--- GIVEN REQUEST ---
Type out the complete listing below word for word, without its pictures.

— begin DATA EXTRACT —

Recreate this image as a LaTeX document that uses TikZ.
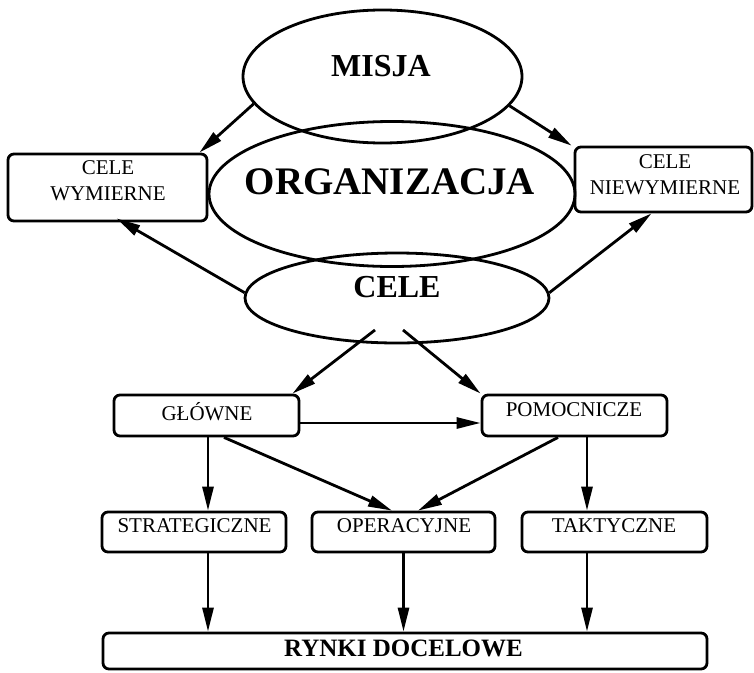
\documentclass[tikz,border=0pt]{standalone}
\usepackage{fontspec}
\setmainfont{Liberation Serif}
\usetikzlibrary{shapes.geometric,arrows.meta}
\begin{document}
\begin{tikzpicture}[x=1pt,y=-1pt,
  oval/.style={ellipse,draw,line width=2.8pt,inner sep=0pt},
  box/.style={rectangle,draw,line width=2.8pt,rounded corners=6pt,inner sep=0pt},
  small/.style={font=\fontsize{21}{26}\selectfont,align=center,inner sep=0pt},
  big/.style={font=\fontsize{32}{36}\selectfont\bfseries,inner sep=0pt},
  arr/.style={line width=2.8pt,-{Triangle[length=24pt,width=11pt]}}]
\useasboundingbox (0,0) rectangle (754,672);
% ellipses
\node[oval,minimum width=279pt,minimum height=133pt] (misja) at (382.5,76.5) {};
\node[oval,minimum width=366pt,minimum height=145pt] (org) at (392,194) {};
\node[oval,minimum width=304pt,minimum height=90pt] (cele) at (397,298) {};
\node[big] (tmisja) at (381,66) {MISJA};
\node[big,font=\fontsize{39}{44}\selectfont\bfseries] (torg) at (390,182) {ORGANIZACJA};
\node[big] (tcele) at (397,287) {CELE};
% boxes
\node[box,minimum width=199pt,minimum height=67pt] (wym) at (107.5,187.5) {};
\node[small] (twym) at (108,181) {CELE\\WYMIERNE};
\node[box,minimum width=177pt,minimum height=65pt] (niew) at (663.5,179.5) {};
\node[small] (tniew) at (665,175) {CELE\\NIEWYMIERNE};
\node[box,minimum width=185pt,minimum height=41pt] (glowne) at (206.5,415.5) {};
\node[small] (tglowne) at (207,412) {GŁÓWNE};
\node[box,minimum width=185pt,minimum height=41pt] (pomoc) at (574.5,415.5) {};
\node[small] (tpomoc) at (574,410) {POMOCNICZE};
\node[box,minimum width=184pt,minimum height=40pt] (strat) at (194,532) {};
\node[small] (tstrat) at (194.5,526) {STRATEGICZNE};
\node[box,minimum width=183pt,minimum height=40pt] (oper) at (403.5,532) {};
\node[small] (toper) at (404,526) {OPERACYJNE};
\node[box,minimum width=185pt,minimum height=40pt] (takt) at (614.5,532) {};
\node[small] (ttakt) at (614,526) {TAKTYCZNE};
\node[box,minimum width=604pt,minimum height=36pt] (rynki) at (405,651) {};
\node[big,font=\fontsize{25}{30}\selectfont\bfseries] (trynki) at (403.5,648) {RYNKI DOCELOWE};
% arrows
\draw[arr] (misja.192.6) -- ([xshift=-9pt]wym.north east);
\draw[arr] (misja.347.4) -- ([xshift=-2pt]niew.north west);
\draw[arr] (cele.178) -- ([xshift=9pt,yshift=4pt]wym.south);
\draw[arr] (cele.2) -- ([xshift=-12pt]niew.south);
\draw[arr] ([shift={(-22,32)}]cele.center) -- ([xshift=-8pt]glowne.north east);
\draw[arr] ([shift={(6,32)}]cele.center) -- (pomoc.north west);
\draw[arr] ([yshift=-7.5pt]glowne.east) -- ([yshift=-7.5pt]pomoc.west);
\draw[arr] ([xshift=1.5pt]glowne.south) -- ([xshift=1.5pt]glowne.south |- strat.north);
\draw[arr] ([xshift=17.5pt]glowne.south) -- ([xshift=-11.5pt]oper.north);
\draw[arr] ([xshift=-16.5pt]pomoc.south) -- ([xshift=14.5pt]oper.north);
\draw[arr] ([xshift=12.5pt]pomoc.south) -- ([xshift=12.5pt]pomoc.south |- takt.north);
\draw[arr] ([xshift=14pt]strat.south) -- ([xshift=14pt]strat.south |- rynki.north);
\draw[arr] (oper.south) -- (oper.south |- rynki.north);
\draw[arr] ([xshift=-27.5pt]takt.south) -- ([xshift=-27.5pt]takt.south |- rynki.north);
\end{tikzpicture}
\end{document}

— end DATA EXTRACT —

--- EXERCISE RESULT ---
Recreate this image as a LaTeX document that uses TikZ.
\documentclass[tikz,border=0pt]{standalone}
\usepackage{fontspec}
\setmainfont{Liberation Serif}
\usetikzlibrary{shapes.geometric,arrows.meta}
\begin{document}
\begin{tikzpicture}[x=1pt,y=-1pt,
  oval/.style={ellipse,draw,line width=2.8pt,inner sep=0pt},
  box/.style={rectangle,draw,line width=2.8pt,rounded corners=6pt,inner sep=0pt},
  small/.style={font=\fontsize{21}{26}\selectfont,align=center,inner sep=0pt},
  big/.style={font=\fontsize{32}{36}\selectfont\bfseries,inner sep=0pt},
  arr/.style={line width=2.8pt,-{Triangle[length=24pt,width=11pt]}}]
\useasboundingbox (0,0) rectangle (754,672);
% ellipses
\node[oval,minimum width=279pt,minimum height=133pt] (misja) at (382.5,76.5) {};
\node[oval,minimum width=366pt,minimum height=145pt] (org) at (392,194) {};
\node[oval,minimum width=304pt,minimum height=90pt] (cele) at (397,298) {};
\node[big] (tmisja) at (381,66) {MISJA};
\node[big,font=\fontsize{39}{44}\selectfont\bfseries] (torg) at (390,182) {ORGANIZACJA};
\node[big] (tcele) at (397,287) {CELE};
% boxes
\node[box,minimum width=199pt,minimum height=67pt] (wym) at (107.5,187.5) {};
\node[small] (twym) at (108,181) {CELE\\WYMIERNE};
\node[box,minimum width=177pt,minimum height=65pt] (niew) at (663.5,179.5) {};
\node[small] (tniew) at (665,175) {CELE\\NIEWYMIERNE};
\node[box,minimum width=185pt,minimum height=41pt] (glowne) at (206.5,415.5) {};
\node[small] (tglowne) at (207,412) {GŁÓWNE};
\node[box,minimum width=185pt,minimum height=41pt] (pomoc) at (574.5,415.5) {};
\node[small] (tpomoc) at (574,410) {POMOCNICZE};
\node[box,minimum width=184pt,minimum height=40pt] (strat) at (194,532) {};
\node[small] (tstrat) at (194.5,526) {STRATEGICZNE};
\node[box,minimum width=183pt,minimum height=40pt] (oper) at (403.5,532) {};
\node[small] (toper) at (404,526) {OPERACYJNE};
\node[box,minimum width=185pt,minimum height=40pt] (takt) at (614.5,532) {};
\node[small] (ttakt) at (614,526) {TAKTYCZNE};
\node[box,minimum width=604pt,minimum height=36pt] (rynki) at (405,651) {};
\node[big,font=\fontsize{25}{30}\selectfont\bfseries] (trynki) at (403.5,648) {RYNKI DOCELOWE};
% arrows
\draw[arr] (misja.192.6) -- ([xshift=-9pt]wym.north east);
\draw[arr] (misja.347.4) -- ([xshift=-2pt]niew.north west);
\draw[arr] (cele.178) -- ([xshift=9pt,yshift=4pt]wym.south);
\draw[arr] (cele.2) -- ([xshift=-12pt]niew.south);
\draw[arr] ([shift={(-22,32)}]cele.center) -- ([xshift=-8pt]glowne.north east);
\draw[arr] ([shift={(6,32)}]cele.center) -- (pomoc.north west);
\draw[arr] ([yshift=-7.5pt]glowne.east) -- ([yshift=-7.5pt]pomoc.west);
\draw[arr] ([xshift=1.5pt]glowne.south) -- ([xshift=1.5pt]glowne.south |- strat.north);
\draw[arr] ([xshift=17.5pt]glowne.south) -- ([xshift=-11.5pt]oper.north);
\draw[arr] ([xshift=-16.5pt]pomoc.south) -- ([xshift=14.5pt]oper.north);
\draw[arr] ([xshift=12.5pt]pomoc.south) -- ([xshift=12.5pt]pomoc.south |- takt.north);
\draw[arr] ([xshift=14pt]strat.south) -- ([xshift=14pt]strat.south |- rynki.north);
\draw[arr] (oper.south) -- (oper.south |- rynki.north);
\draw[arr] ([xshift=-27.5pt]takt.south) -- ([xshift=-27.5pt]takt.south |- rynki.north);
\end{tikzpicture}
\end{document}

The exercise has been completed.